No hablamos solamente de los 100 empresarios más ricos del país: en realidad, casi ninguno de los 120 millones de mexicanos está a salvo del nuevo poder presidencial (excepto tal vez sus cómplices, incondicionales y aduladores, mientras le sean funcionales). Así, López Obrador ha hecho de México un país de esclavos, serviles ante él por precaución y miedo. Que ninguno de los empresarios haya hecho la mínima protesta por el trato dado habla del orden de servidumbre e indignidad que López Obrador ha instituido.
Al margen: por alguna razón, el asunto me recuerda esa reunión de Adolf Hitler, en febrero de 1933, con los 24 principales empresarios alemanes (los dueños de Opel, Telefunken, Krupp, Bayer, Siemens) para pedirles dinero “en bien del país” y ellos cedieron, donándole ingentes cantidades de dinero, no logrando más que animar a Hitler a embarcarse en nuevas y peligrosas aventuras, como después la anexión de Austria. Y ya sabemos cómo terminó aquello.

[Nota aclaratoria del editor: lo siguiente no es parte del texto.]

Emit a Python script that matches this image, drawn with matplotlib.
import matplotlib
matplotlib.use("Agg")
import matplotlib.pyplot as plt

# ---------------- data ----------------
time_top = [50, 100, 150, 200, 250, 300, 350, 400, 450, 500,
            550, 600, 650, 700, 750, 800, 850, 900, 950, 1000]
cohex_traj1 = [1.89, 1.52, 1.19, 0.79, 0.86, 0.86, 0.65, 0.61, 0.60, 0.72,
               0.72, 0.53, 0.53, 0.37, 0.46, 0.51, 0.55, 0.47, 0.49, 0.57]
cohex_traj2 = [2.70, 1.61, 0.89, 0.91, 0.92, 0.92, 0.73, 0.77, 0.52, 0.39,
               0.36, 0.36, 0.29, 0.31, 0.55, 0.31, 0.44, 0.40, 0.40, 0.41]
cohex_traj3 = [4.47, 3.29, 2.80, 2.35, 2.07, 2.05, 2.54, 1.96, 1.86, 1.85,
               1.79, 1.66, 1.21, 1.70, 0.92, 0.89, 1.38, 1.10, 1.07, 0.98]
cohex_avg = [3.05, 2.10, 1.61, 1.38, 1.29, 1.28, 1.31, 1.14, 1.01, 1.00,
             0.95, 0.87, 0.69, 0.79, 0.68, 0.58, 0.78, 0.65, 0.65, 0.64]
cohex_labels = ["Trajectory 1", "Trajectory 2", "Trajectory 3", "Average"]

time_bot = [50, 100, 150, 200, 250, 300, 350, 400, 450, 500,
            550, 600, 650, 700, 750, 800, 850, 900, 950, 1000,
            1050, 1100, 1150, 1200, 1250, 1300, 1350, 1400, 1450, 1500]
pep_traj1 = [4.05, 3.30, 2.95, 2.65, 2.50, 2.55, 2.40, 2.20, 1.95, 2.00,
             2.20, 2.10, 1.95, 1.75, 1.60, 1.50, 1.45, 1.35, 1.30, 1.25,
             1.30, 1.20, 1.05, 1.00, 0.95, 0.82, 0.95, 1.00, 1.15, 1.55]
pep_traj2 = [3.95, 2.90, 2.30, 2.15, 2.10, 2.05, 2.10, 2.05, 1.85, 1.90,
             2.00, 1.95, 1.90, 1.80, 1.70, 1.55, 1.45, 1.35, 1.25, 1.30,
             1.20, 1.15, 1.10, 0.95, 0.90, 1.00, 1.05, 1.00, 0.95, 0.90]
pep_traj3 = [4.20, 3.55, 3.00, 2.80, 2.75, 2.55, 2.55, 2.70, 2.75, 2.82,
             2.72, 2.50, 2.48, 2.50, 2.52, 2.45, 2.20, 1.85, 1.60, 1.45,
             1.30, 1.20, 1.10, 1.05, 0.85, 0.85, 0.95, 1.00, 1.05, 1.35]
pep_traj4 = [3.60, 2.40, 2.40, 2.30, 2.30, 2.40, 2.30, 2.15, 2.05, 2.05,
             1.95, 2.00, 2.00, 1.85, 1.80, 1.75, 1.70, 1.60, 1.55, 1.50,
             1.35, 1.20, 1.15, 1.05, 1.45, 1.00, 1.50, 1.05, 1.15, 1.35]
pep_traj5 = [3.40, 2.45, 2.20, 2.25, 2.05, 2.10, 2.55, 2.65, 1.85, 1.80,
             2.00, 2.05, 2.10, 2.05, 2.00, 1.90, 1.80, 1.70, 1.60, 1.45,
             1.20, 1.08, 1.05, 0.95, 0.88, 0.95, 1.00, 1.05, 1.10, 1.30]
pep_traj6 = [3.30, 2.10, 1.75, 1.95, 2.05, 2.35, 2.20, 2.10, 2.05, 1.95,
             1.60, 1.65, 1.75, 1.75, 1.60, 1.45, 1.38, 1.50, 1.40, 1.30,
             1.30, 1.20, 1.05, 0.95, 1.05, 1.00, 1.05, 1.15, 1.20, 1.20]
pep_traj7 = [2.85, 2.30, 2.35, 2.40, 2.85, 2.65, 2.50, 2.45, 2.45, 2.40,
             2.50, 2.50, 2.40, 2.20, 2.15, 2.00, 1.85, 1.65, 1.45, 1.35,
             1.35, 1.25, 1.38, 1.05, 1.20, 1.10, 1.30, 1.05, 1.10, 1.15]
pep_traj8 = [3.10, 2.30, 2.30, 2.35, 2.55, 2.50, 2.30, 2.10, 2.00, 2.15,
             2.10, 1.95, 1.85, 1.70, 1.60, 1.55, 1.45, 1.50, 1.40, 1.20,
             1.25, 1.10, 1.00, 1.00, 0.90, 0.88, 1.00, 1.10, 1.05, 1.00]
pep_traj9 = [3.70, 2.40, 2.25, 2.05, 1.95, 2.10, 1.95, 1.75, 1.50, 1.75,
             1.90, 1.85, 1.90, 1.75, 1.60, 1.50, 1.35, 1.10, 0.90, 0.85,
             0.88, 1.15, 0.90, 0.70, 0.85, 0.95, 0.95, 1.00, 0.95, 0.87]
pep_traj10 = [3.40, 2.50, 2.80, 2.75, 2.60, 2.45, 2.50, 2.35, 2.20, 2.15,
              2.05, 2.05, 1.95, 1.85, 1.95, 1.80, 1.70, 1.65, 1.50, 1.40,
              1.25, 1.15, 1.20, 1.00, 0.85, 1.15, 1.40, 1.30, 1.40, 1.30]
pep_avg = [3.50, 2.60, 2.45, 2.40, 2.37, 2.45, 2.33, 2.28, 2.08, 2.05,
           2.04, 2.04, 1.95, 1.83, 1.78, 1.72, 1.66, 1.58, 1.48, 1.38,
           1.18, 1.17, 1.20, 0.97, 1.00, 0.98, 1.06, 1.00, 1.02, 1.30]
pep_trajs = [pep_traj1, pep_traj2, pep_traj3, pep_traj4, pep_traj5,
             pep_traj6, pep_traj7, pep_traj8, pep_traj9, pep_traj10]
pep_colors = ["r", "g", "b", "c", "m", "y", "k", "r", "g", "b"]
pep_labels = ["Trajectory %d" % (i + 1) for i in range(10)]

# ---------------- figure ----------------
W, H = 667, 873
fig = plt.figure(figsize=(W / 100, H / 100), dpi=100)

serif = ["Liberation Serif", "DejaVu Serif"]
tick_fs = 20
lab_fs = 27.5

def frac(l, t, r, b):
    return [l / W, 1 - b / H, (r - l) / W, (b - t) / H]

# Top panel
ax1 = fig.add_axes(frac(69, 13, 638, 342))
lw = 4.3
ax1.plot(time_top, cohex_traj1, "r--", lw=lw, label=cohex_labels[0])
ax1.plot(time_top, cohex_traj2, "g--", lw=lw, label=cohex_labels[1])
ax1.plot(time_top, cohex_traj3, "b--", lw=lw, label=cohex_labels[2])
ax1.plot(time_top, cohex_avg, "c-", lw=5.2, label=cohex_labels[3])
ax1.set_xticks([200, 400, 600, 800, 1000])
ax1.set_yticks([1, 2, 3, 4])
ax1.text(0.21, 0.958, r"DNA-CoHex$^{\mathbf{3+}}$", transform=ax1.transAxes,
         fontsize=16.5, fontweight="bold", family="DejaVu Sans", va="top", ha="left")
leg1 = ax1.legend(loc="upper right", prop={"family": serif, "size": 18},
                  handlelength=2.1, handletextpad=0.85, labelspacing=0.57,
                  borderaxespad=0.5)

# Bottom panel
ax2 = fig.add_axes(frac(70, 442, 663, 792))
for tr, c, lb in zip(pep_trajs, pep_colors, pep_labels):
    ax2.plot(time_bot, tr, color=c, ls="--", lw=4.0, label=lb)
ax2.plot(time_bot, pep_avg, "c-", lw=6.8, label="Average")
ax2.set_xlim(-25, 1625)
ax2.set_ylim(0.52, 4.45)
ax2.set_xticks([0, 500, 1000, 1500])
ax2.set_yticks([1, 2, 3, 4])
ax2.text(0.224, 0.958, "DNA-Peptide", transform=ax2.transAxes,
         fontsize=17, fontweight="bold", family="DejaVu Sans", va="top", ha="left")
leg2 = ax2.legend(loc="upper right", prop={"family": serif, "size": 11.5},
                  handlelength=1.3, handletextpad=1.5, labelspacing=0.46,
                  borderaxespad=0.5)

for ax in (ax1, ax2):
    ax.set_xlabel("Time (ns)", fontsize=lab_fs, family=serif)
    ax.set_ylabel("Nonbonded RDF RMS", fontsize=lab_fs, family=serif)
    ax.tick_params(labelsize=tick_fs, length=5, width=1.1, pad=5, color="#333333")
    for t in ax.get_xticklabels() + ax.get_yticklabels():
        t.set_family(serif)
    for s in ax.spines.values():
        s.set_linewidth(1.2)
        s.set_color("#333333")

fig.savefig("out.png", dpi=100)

El tema revela, por último, algo todavía quizá igual o más inquietante: López Obrador y sus funcionarios están actuando contra la ley rifando un avión que no les pertenece (pertenece aún legalmente a la aeronáutica Boeing), pagado con fondos del contribuyente mexicano, e iniciando dicha rifa con fondos ilegalmente sustraídos por la Fiscalía General de la República del instituto público de vivienda INFONAVIT, cuyos recursos pertenecen a empresarios y trabajadores. Están pues incurriendo en malversación de recursos públicos y en responsabilidades administrativas muy graves.

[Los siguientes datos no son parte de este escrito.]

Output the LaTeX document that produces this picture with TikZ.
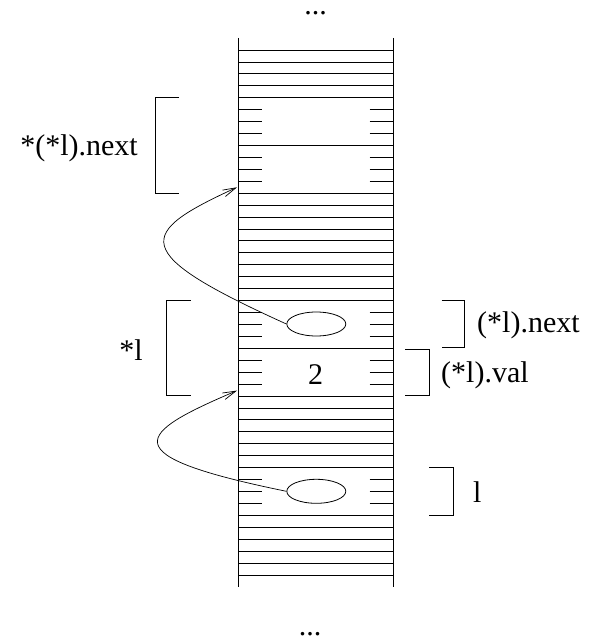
\documentclass[tikz,border=0pt]{standalone}
\usepackage{fontspec}
\setmainfont{Liberation Serif}
\usetikzlibrary{shapes.geometric,arrows.meta}
\tikzset{
  memline/.style={line width=0.8pt},
  bracketline/.style={line width=0.8pt},
  lbl/.style={inner sep=0pt, font=\fontsize{30}{36}\selectfont},
  cell/.style={ellipse, draw, line width=0.8pt, minimum width=59pt, minimum height=24pt, inner sep=0pt},
  ptr/.style={line width=0.7pt, -{Straight Barb[length=13pt,width=7pt]}}
}
\begin{document}
\begin{tikzpicture}[x=1pt,y=-1pt]
\useasboundingbox (0,0) rectangle (597,639);
% column
\draw[memline] (238,38) -- (238,587);
\draw[memline] (393,38) -- (393,587);
\foreach \k in {0,...,4,8,12,13,...,21,25,29,30,...,35,39,40,...,44}
  \draw[memline] (238,50+11.93*\k) -- (393,50+11.93*\k);
\foreach \k in {5,6,7,9,10,11,22,23,24,26,27,28,36,37,38}{
  \draw[memline] (238,50+11.93*\k) -- (262,50+11.93*\k);
  \draw[memline] (369.5,50+11.93*\k) -- (393,50+11.93*\k);
}
% dots
\node[lbl, anchor=base] (dtop) at (315.5,14.5) {...};
\node[lbl, anchor=base] (dbot) at (310,635) {...};
% cells
\node[cell] (e1) at (316.3,324) {};
\node[cell] (e2) at (316.3,491.3) {};
\node[lbl] (v) at (315.7,375) {2};
% targets
\coordinate (t1) at (237,187.3);
\coordinate (t2) at (237,390.6);
\draw[ptr] (e1.west) .. controls +(-159,-72) and +(-100,46) .. (t1);
\draw[ptr] (e2.west) .. controls +(-176,-36) and +(-101,43) .. (t2);
% brackets
\draw[bracketline] (179,97.7) -- (155,97.7) -- (155,193.3) -- (179,193.3);
\draw[bracketline] (190.7,300.7) -- (166.7,300.7) -- (166.7,395.7) -- (190.7,395.7);
\draw[bracketline] (441.7,300.7) -- (464.3,300.7) -- (464.3,347.7) -- (441.7,347.7);
\draw[bracketline] (405,349) -- (429.3,349) -- (429.3,395.7) -- (405,395.7);
\draw[bracketline] (429.3,467.3) -- (453.3,467.3) -- (453.3,515) -- (429.3,515);
% labels
\node[lbl, anchor=east] (lnn) at (138,148) {*(*l).next};
\node[lbl, anchor=east] (lsl) at (143,350) {*l};
\node[lbl, anchor=west] (lnext) at (477,325) {(*l).next};
\node[lbl, anchor=west] (lval) at (441,375) {(*l).val};
\node[lbl, anchor=west] (ll) at (473,491.7) {l};
\end{tikzpicture}
\end{document}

En un país mínimamente funcional, tales comportamientos ya habrían generado procesos legales o, al menos, habría la posibilidad de que la ley actuara en algún momento. En un país normal, López Obrador y sus colaboradores más cercanos debieran terminar presos. Pero con incondicionales obsequiosos al frente de la Fiscalía de la República y (al parecer) de la Suprema Corte de Justicia, tal contingencia es muy improbable. México es, pues, hoy, un país de esclavos, sin leyes justas e impunidad presidencial garantizada.